The Commission communicated early last year its recommendation to set a 90% GHG reduction target for 2040. At the time, the Commission outlined its initial estimates for investments that would be needed to achieve the new 2040 target, including an estimated average annual investment of approximately €660 billion from 2031 – 2050 in the energy system, and €870 billion per year in the transport sector. Key areas of investment would target the decarbonization of industrial processes, improvements in energy efficiency in energy-intensive industries, a shift towards electrification, and the production of sustainable alternative fuels to power the transport sector.
With the introduction of its new proposal, the Commission outlined a series of actions and policies it has initiated to help enable the needed capital flows and simplify compliance requirements for companies, including the recent adoption of its new Clean Industrial Deal State Aid Framework (CISAF), and proposed adjustments to the carbon border adjustment mechanism (CBAM), the EU’s carbon tax on imported goods, which would exempt 90% of importers – primarily smaller businesses – from the CBAM rules.
Additionally, alongside today’s proposal, the Commission also issued recommended tax incentives, including accelerated depreciation and tax credits, aimed at encouraging investments in clean technologies and industrial decarbonization.
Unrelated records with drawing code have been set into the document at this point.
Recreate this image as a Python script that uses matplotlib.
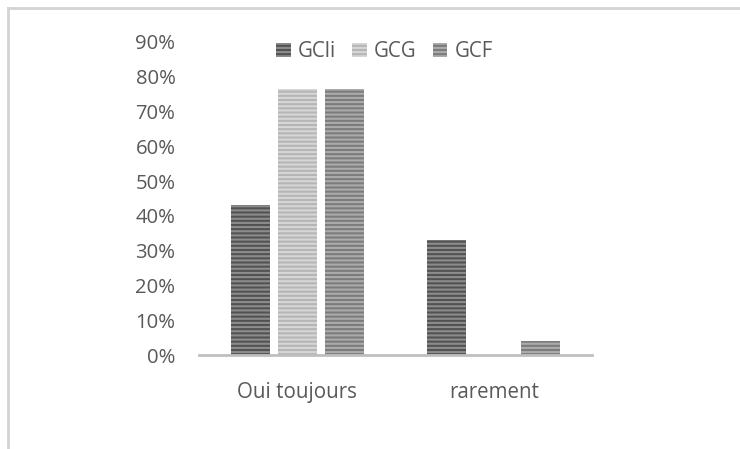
import numpy as np
import matplotlib
matplotlib.use("Agg")
import matplotlib.pyplot as plt
from matplotlib.lines import Line2D
from matplotlib.ticker import PercentFormatter

# donnees
categories = ["Oui toujours", "rarement"]
series_names = ["GCli", "GCG", "GCF"]
gcli = [0.43, 0.33]
gcg = [0.765, 0.0]
gcf = [0.765, 0.04]
y_ticks = [0.0, 0.1, 0.2, 0.3, 0.4, 0.5, 0.6, 0.7, 0.8, 0.9]

face_colors = ["#525252", "#b5b5b5", "#7c7c7c"]
stripe_colors = ["#8c8c8c", "#d6d6d6", "#ababab"]
text_color = "#595959"

plt.rcParams["font.family"] = ["Open Sans", "DejaVu Sans"]
plt.rcParams["hatch.linewidth"] = 1.5

fig = plt.figure(figsize=(7.40, 4.49), dpi=100)
ax = fig.add_axes([0.269, 0.209, 0.531, 0.698])

x = np.arange(len(categories))
width = 0.198
step = 0.239
values = [gcli, gcg, gcf]

for i, (name, vals) in enumerate(zip(series_names, values)):
    ax.bar(x + (i - 1) * step, vals, width=width, color=face_colors[i],
           edgecolor=stripe_colors[i], linewidth=0, hatch="----", label=name)

ax.set_xlim(-0.5, 1.5)
ax.set_ylim(0, 0.9)
ax.set_yticks(y_ticks)
ax.yaxis.set_major_formatter(PercentFormatter(1.0, decimals=0))
ax.set_xticks(x)
ax.set_xticklabels(categories)

for side in ["top", "right", "left"]:
    ax.spines[side].set_visible(False)
ax.spines["bottom"].set_color("#bfbfbf")
ax.spines["bottom"].set_linewidth(2)

ax.tick_params(axis="y", length=0, pad=17, labelsize=14.6, labelcolor=text_color)
ax.tick_params(axis="x", length=0, pad=19, labelsize=14.8, labelcolor=text_color)

leg = ax.legend(loc="upper center", bbox_to_anchor=(0.472, 1.06), ncol=3,
                frameon=False, fontsize=14.8, handlelength=0.7, handleheight=0.7,
                handletextpad=0.35, columnspacing=0.8, labelcolor=text_color)

# cadre partiel (haut et gauche)
fig.add_artist(Line2D([0.011, 1.0], [0.982, 0.982], color="#d3d3d3", lw=2))
fig.add_artist(Line2D([0.011, 0.011], [0.0, 0.982], color="#d3d3d3", lw=2))

fig.savefig("out.png", dpi=100)
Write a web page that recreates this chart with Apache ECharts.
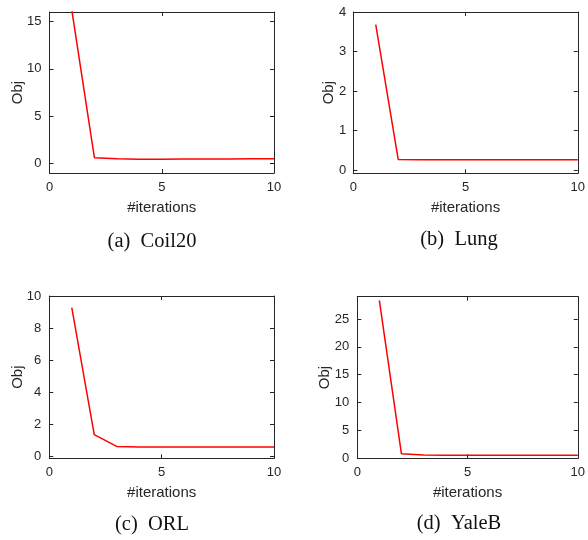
<!DOCTYPE html>
<html>
<head>
<meta charset="utf-8">
<script src="https://cdn.jsdelivr.net/npm/echarts@6/dist/echarts.min.js"></script>
<style>
html,body{margin:0;padding:0;background:#fff;}
#chart{width:588px;height:540px;}
</style>
</head>
<body>
<div id="chart"></div>
<script>
// ---- data ----
const iterations = [1, 2, 3, 4, 5, 6, 7, 8, 9, 10];
const coil20 = [16.1, 0.62, 0.5, 0.45, 0.46, 0.47, 0.48, 0.49, 0.5, 0.51];
const lung = [3.68, 0.27, 0.265, 0.262, 0.26, 0.26, 0.26, 0.26, 0.26, 0.26];
const orl = [9.27, 1.37, 0.64, 0.6, 0.6, 0.6, 0.6, 0.6, 0.6, 0.6];
const yaleb = [28.35, 0.82, 0.6, 0.56, 0.55, 0.55, 0.55, 0.55, 0.55, 0.55];

const xTicks = [0, 5, 10];
const coil20Ticks = [0, 5, 10, 15];
const lungTicks = [0, 1, 2, 3, 4];
const orlTicks = [0, 2, 4, 6, 8, 10];
const yalebTicks = [0, 5, 10, 15, 20, 25];

const captions = ['(a)  Coil20', '(b)  Lung', '(c)  ORL', '(d)  YaleB'];
const xName = '#iterations';
const yName = 'Obj';

// ---- layout ----
const panels = [
  {grid: {left: 49.5, top: 12, width: 224.5, height: 161}, y: coil20, ymin: -1, ymax: 16, yt: coil20Ticks, gap: 24, lm: 8, cap: [152, 242]},
  {grid: {left: 353.3, top: 12, width: 229, height: 161.3}, y: lung, ymin: -0.08, ymax: 4, yt: lungTicks, gap: 17, lm: 7, cap: [459, 240]},
  {grid: {left: 49.3, top: 296, width: 224.7, height: 162.3}, y: orl, ymin: -0.1, ymax: 10, yt: orlTicks, gap: 24, lm: 8, cap: [152, 525]},
  {grid: {left: 357.3, top: 296.7, width: 224.8, height: 161.6}, y: yaleb, ymin: 0, ymax: 29, yt: yalebTicks, gap: 25, lm: 8, cap: [459, 524]}
];

const axisCol = '#262626';
const tickFont = {fontFamily: 'Liberation Sans, Arial, sans-serif', fontSize: 13, color: axisCol};

const grids = [], xAxes = [], yAxes = [], series = [], graphics = [];
panels.forEach((p, i) => {
  grids.push(Object.assign({show: false}, p.grid));
  xAxes.push({
    type: 'value', gridIndex: i, position: 'bottom', min: 0, max: 10,
    name: xName, nameLocation: 'middle', nameGap: 27, nameMoveOverlap: false,
    nameTextStyle: {fontFamily: 'Liberation Sans, Arial, sans-serif', fontSize: 15, color: axisCol},
    axisLine: {show: true, onZero: false, lineStyle: {color: axisCol, width: 1}},
    axisTick: {show: true, inside: true, length: 4, customValues: xTicks, lineStyle: {color: axisCol}},
    axisLabel: Object.assign({show: true, margin: 8, customValues: xTicks, showMinLabel: true, showMaxLabel: true}, tickFont),
    splitLine: {show: false}
  });
  xAxes.push({
    type: 'value', gridIndex: i, position: 'top', min: 0, max: 10,
    axisLine: {show: true, onZero: false, lineStyle: {color: axisCol, width: 1}},
    axisTick: {show: true, inside: true, length: 4, customValues: xTicks, lineStyle: {color: axisCol}},
    axisLabel: {show: false},
    splitLine: {show: false}
  });
  yAxes.push({
    type: 'value', gridIndex: i, position: 'left', min: p.ymin, max: p.ymax,
    name: yName, nameLocation: 'middle', nameGap: p.gap, nameRotate: 90, nameMoveOverlap: false,
    nameTextStyle: {fontFamily: 'Liberation Sans, Arial, sans-serif', fontSize: 15, color: axisCol},
    axisLine: {show: true, onZero: false, lineStyle: {color: axisCol, width: 1}},
    axisTick: {show: true, inside: true, length: 4, customValues: p.yt, lineStyle: {color: axisCol}},
    axisLabel: Object.assign({show: true, margin: p.lm, customValues: p.yt}, tickFont),
    splitLine: {show: false}
  });
  yAxes.push({
    type: 'value', gridIndex: i, position: 'right', min: p.ymin, max: p.ymax,
    axisLine: {show: true, onZero: false, lineStyle: {color: axisCol, width: 1}},
    axisTick: {show: true, inside: true, length: 4, customValues: p.yt, lineStyle: {color: axisCol}},
    axisLabel: {show: false},
    splitLine: {show: false}
  });
  series.push({
    type: 'line', xAxisIndex: 2 * i, yAxisIndex: 2 * i,
    data: iterations.map((x, k) => [x, p.y[k]]),
    showSymbol: false, symbol: 'none', clip: true,
    lineStyle: {color: '#ff0000', width: 1.5},
    animation: false
  });
  graphics.push({
    type: 'text', x: p.cap[0], y: p.cap[1],
    style: {text: captions[i], fontFamily: 'Liberation Serif, Times New Roman, serif', fontSize: 20.5,
            fill: '#111', align: 'center', verticalAlign: 'middle'}
  });
});

const chart = echarts.init(document.getElementById('chart'), null, {renderer: 'canvas'});
chart.setOption({
  animation: false,
  backgroundColor: '#fff',
  grid: grids,
  xAxis: xAxes,
  yAxis: yAxes,
  series: series,
  graphic: graphics
});
</script>
</body>
</html>
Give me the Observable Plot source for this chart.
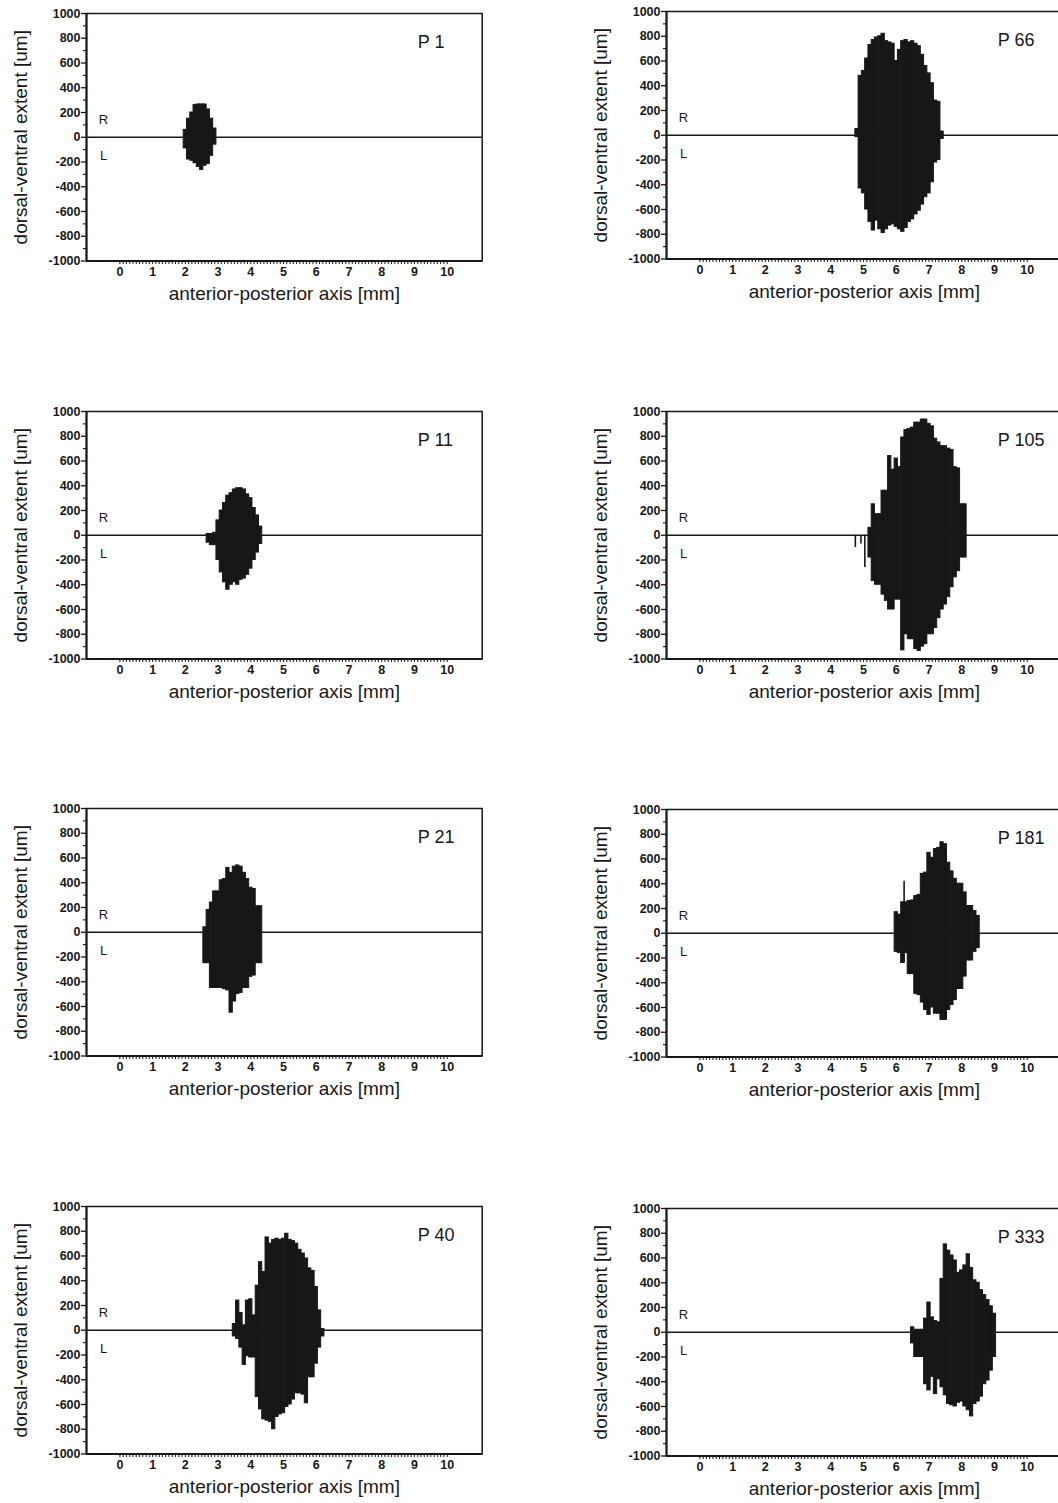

Among the key changes from the EU’s prior climate targets, the new proposed 2040 goal introduces the ability to use various forms of carbon credits to reach the target. Specifically, the Commission’s proposal would allow international carbon credits under Article 6 of the Paris Agreement to be used from 2036 to contribute up to 3% of the 2040 target. Additionally, the use of domestic permanent carbon removals through technologies such as Biogenic emissions Capture with Carbon Storage (BioCCS) and Direct Air Capture with Carbon Storage (DACCS) would be introduced into the EU ETS. The Commission pointed out that the use of carbon removals would help resolve one of its key climate challenges, by helping the land sector address its difficult to abate emissions by compensating through overachievements in sectors such as waste and transport.
The introduction of carbon credits into the EU’s climate strategy is controversial, with environmental groups warning that it would water down the EU’s emissions reduction ambitions. The WWF, for example, has warned that “relying on international offsets could divert resources from transforming the EU’s own economy—including investments in clean infrastructure, skills, and innovation,” and Greenpeace referred to the proposal as “dodgy accounting and offshore carbon laundering.”
Other sustainability groups, however, supported the changes, with climate consultancy South Pole CEO Daniel Klier calling the proposal “a pivotal moment for global carbon markets,” that could “channel much-needed finance to climate-vulnerable countries and support low-carbon sectoral transformations.”
Teresa Ribera, EU Commission Executive Vice-President for Clean, Just and Competitive Transition, said:
“We are not choosing between the economy and the green agenda, we are choosing both. Europe reaffirms its commitment to a fair, ambitious, and competitive green transition.”
The Commission’s proposed 2040 target will now be submitted to the EU Parliament and Council for discussion and adoption.